HANG TIME HEADQUARTERS — Our sample size is just two games, so we know our science is a bit limited in this latest theory on how to cure what ails the Los Angeles Lakers (if that is indeed still possible).
Twice this season Kobe Bryant has finished games with 11 or more assists and the Lakers are 2-0 in those games, including Friday night’s trouncing of the Utah Jazz, and won by a combined 29 points.
Even for the math-challenged members of our hoops tribe, that essentially means a giving (assists) Kobe is much more beneficial to the Lakers than a taking (shots) Kobe. He only had 10 shot attempts in the win over the Jazz to go along with his season-high 14 assists, one shy of his career-high set in (wait for it) 2002.
Kobe’s near triple-double in the win over the Jazz inspired some interesting praise/feedback from Lakers coach Mike D’Antoni (above), who described the performance as Kobe “playing the right way.”
Even Bryant admitted as much (via Twitter):
But will he be able to resist his scorer’s instincts every night for the good of the rest of the team? That remains to be seen. This afternoon’s matinée against the Oklahoma City Thunder (3:30 p.m. on ABC) will provide our first glimpse into whether or not Friday night’s game was just a temporary statistical anomaly or if it is indeed a fresh and new approach to things for the man called Mamba.
His teammates, one large one in particular, know which way they’d like to see Bryant’s game trend. My main man Dave McMenamin of ESPNLosAngeles.com explains:
Bryant’s 10 shot attempts also tied a season low, but by limiting his shots, it spread out opportunities to Dwight Howard, who was 8 of 12 from the floor for 17 points, after totaling just 19 shots combined during the Lakers’ four-game losing streak entering Friday.
“I think for a lot of bigs, when we’re fed and we eat a little bit, we’re happy,” Howard said on Saturday. “Just like men. Give us some food, we’re good. We don’t eat, we’re grumpy.”
Howard said Bryant’s adjustment on offense helped not just him, but the entire team.
“We have to play for each other to win,” Howard said. “All of us have to sacrifice part of who we are, part of who we’ve been, especially on the offensive end for the team. Still bring the same kind of energy, but we have to figure out a way to all put it together. I’m sure everybody on this team wants to be the guy to score, make plays and all that stuff, but we have to figure out ways to do it together. If you get everybody else involved early and throughout the game, it just makes it tough for teams to guard.
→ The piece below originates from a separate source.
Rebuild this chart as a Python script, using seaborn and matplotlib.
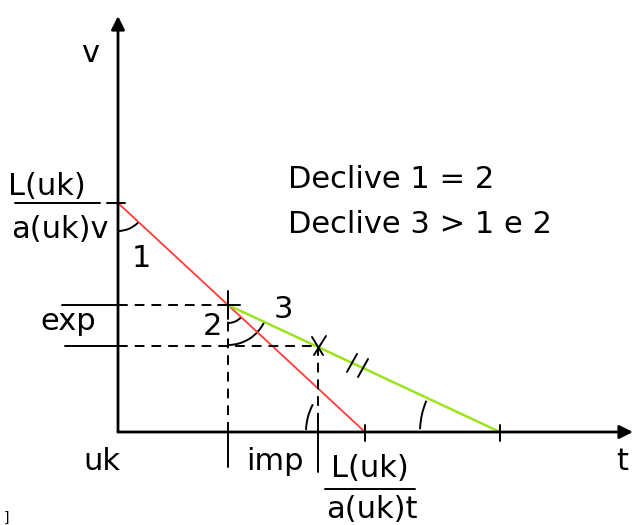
import numpy as np
import pandas as pd
import matplotlib
matplotlib.use("Agg")
import matplotlib.pyplot as plt
from matplotlib.patches import Arc
import seaborn as sns

# Diagram values (t along the horizontal axis, v along the vertical one)
red_t = [0, 247]          # first schedule: L(uk)/a(uk)v down to L(uk)/a(uk)t
red_v = [229, 0]
green_t = [110, 382]      # second, flatter schedule starting at the crossing
green_v = [127, 0]
exp_v = 127               # export level
imp_t = 200               # import point on the flat schedule
imp_v = 86

info_lines = ["Declive 1 = 2", "Declive 3 > 1 e 2"]

sns.set_style("white")
plt.rcParams["font.family"] = ["DejaVu Sans"]

fig = plt.figure(figsize=(6.33, 5.25), dpi=100)
ax = fig.add_axes([0, 0, 1, 1])
ax.set_xlim(-118, 515)
ax.set_ylim(-93, 432)
ax.axis("off")


def px(x, y):
    """Canvas position -> axis position."""
    return x - 118, 432 - y


df_red = pd.DataFrame({"t": red_t, "v": red_v})
df_green = pd.DataFrame({"t": green_t, "v": green_v})
sns.lineplot(data=df_red, x="t", y="v", ax=ax, color="#ff3b3b", lw=1.3, legend=False)
sns.lineplot(data=df_green, x="t", y="v", ax=ax, color="#9be31c", lw=1.8, legend=False)

# Axes with arrow heads
ax.annotate("", xy=(515, 0), xytext=(0, 0),
            arrowprops=dict(arrowstyle="-|>,head_length=0.8,head_width=0.4",
                            color="black", lw=2.0, shrinkA=0, shrinkB=0))
ax.annotate("", xy=(0, 416), xytext=(0, 0),
            arrowprops=dict(arrowstyle="-|>,head_length=0.8,head_width=0.4",
                            color="black", lw=2.0, shrinkA=0, shrinkB=0))

dash = (0, (5, 3.6))
k = dict(color="black", lw=1.4)
# Guide lines to the crossing point and to the import point
ax.plot([-56, 0], [exp_v, exp_v], **k)
ax.plot([0, green_t[0]], [exp_v, exp_v], linestyle=dash, **k)
ax.plot([-53, 0], [imp_v, imp_v], **k)
ax.plot([0, imp_t], [imp_v, imp_v], linestyle=dash, **k)
ax.plot([green_t[0], green_t[0]], [exp_v, 0], linestyle=dash, **k)
ax.plot([imp_t, imp_t], [imp_v, 12], linestyle=dash, **k)

# Tick marks
ax.plot([-11, 7], [red_v[0], red_v[0]], **k)
ax.plot([green_t[0], green_t[0]], [0, -35], **k)
ax.plot([imp_t, imp_t], [12, -40], **k)
ax.plot([red_t[1], red_t[1]], [7, -9], **k)
ax.plot([green_t[1], green_t[1]], [7, -9], **k)
ax.plot([green_t[0] - 10, green_t[0] + 12], [exp_v, exp_v], **k)
ax.plot([green_t[0], green_t[0]], [exp_v + 14, exp_v - 14], **k)

# Cross on the import point and double hash on the flat schedule
ax.plot([imp_t - 6, imp_t + 5], [imp_v + 9, imp_v - 9], **k)
ax.plot([imp_t - 4, imp_t + 8], [imp_v - 9, imp_v + 10], **k)
for tc in (234, 245):
    vc = green_v[0] + (tc - green_t[0]) * (green_v[1] - green_v[0]) / (green_t[1] - green_t[0])
    ax.plot([tc - 5, tc + 5], [vc - 9, vc + 9], **k)

# Angle marks
ang_red = np.degrees(np.arctan2(red_v[1] - red_v[0], red_t[1] - red_t[0])) % 360
ang_green = np.degrees(np.arctan2(green_v[1] - green_v[0], green_t[1] - green_t[0])) % 360
arc_kw = dict(color="black", lw=1.4)
ax.add_patch(Arc((0, red_v[0]), 56, 56, theta1=270, theta2=ang_red, **arc_kw))
ax.add_patch(Arc((green_t[0], exp_v), 36, 36, theta1=270, theta2=ang_red, **arc_kw))
ax.add_patch(Arc((green_t[0], exp_v), 80, 80, theta1=270, theta2=ang_green, **arc_kw))
ax.add_patch(Arc((red_t[1], 0), 118, 118, theta1=152, theta2=178, **arc_kw))
ax.add_patch(Arc((green_t[1], 0), 160, 160, theta1=157, theta2=178, **arc_kw))

fs = 22
fl = 22


def txt(x, y, s, size=fl, ha="left", va="baseline"):
    ax.text(*px(x, y), s, fontsize=size, ha=ha, va=va, color="black")


txt(90, 62, "v", ha="center")
txt(622, 470, "t", ha="center")
txt(102, 470, "uk", ha="center")
txt(275, 470, "imp", ha="center")
txt(68, 330, "exp", ha="center")
txt(141, 267, "1", size=fs, ha="center")
txt(212, 335, "2", size=fs, ha="center")
txt(283, 318, "3", size=fs, ha="center")

# Intercept fractions
txt(47, 195, "L(uk)", ha="center")
ax.plot([-103, -18], [432 - 203, 432 - 203], **k)
txt(60, 238, "a(uk)v", ha="center")
txt(370, 477, "L(uk)", ha="center")
ax.plot([325 - 118, 415 - 118], [432 - 489, 432 - 489], **k)
txt(372, 518, "a(uk)t", ha="center")

txt(288, 188, info_lines[0], size=fs)
txt(288, 233, info_lines[1], size=fs)

txt(6, 522, "]", size=10, ha="center")

fig.savefig("out.png", dpi=100)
“(Bryant) did a great job of that (Friday) night. When he plays that way, it makes it tough for teams because he’s passing. He’s throwing lobs. He’s picking the defense apart. Now he can get the chance to go one-on-one, where he’s dangerous.”
After the game on Friday, Bryant told reporters that the passing plan was premeditated.
“I tried to make a real concerted effort to force the game upon my teammates a little bit and just have them play with confidence,” Bryant said. “Even the shots that are not going in, just try to push it on them a little bit.”
If Facilitator Kobe was as deliberate as we’re being told it should be easy to recognize against the Thunder, who will no doubt challenge Kobe’s ego in a matchup against two of the league’s other elite scorers in Thunder All-Stars Kevin Durant and Russel Westbrook, who much like Bryant has never met a shot attempt he couldn’t justify one way or another.
As much as D’Antoni and others would have led us to believe that Steve Nash (and not Kobe) would serve as the director of on-court operations for this team, we’ve seen enough now to know better than that. As long as he draws breath in a Lakers uniform, this is Kobe’s team and only Kobe’s team.
And we are talking about a player, in Kobe, who hasn’t exactly given up the ball at a record clip in the name of the greater good. Per ESPN Stats & Information, Friday night’s game marked just the fourth time in his 17-year career that Kobe played 30 or minutes and finished a game with more assists than field goal attempts.
Stunner, the Lakers are 3-1 in those games.
Again,we’re working with a terribly small sample size. But there’s a Hollywood saying that dates back decades, one that is regurgitated from time to time when convenient and appropriate, that might apply in this case.
“Big things,” it’s been said, “have small beginnings.”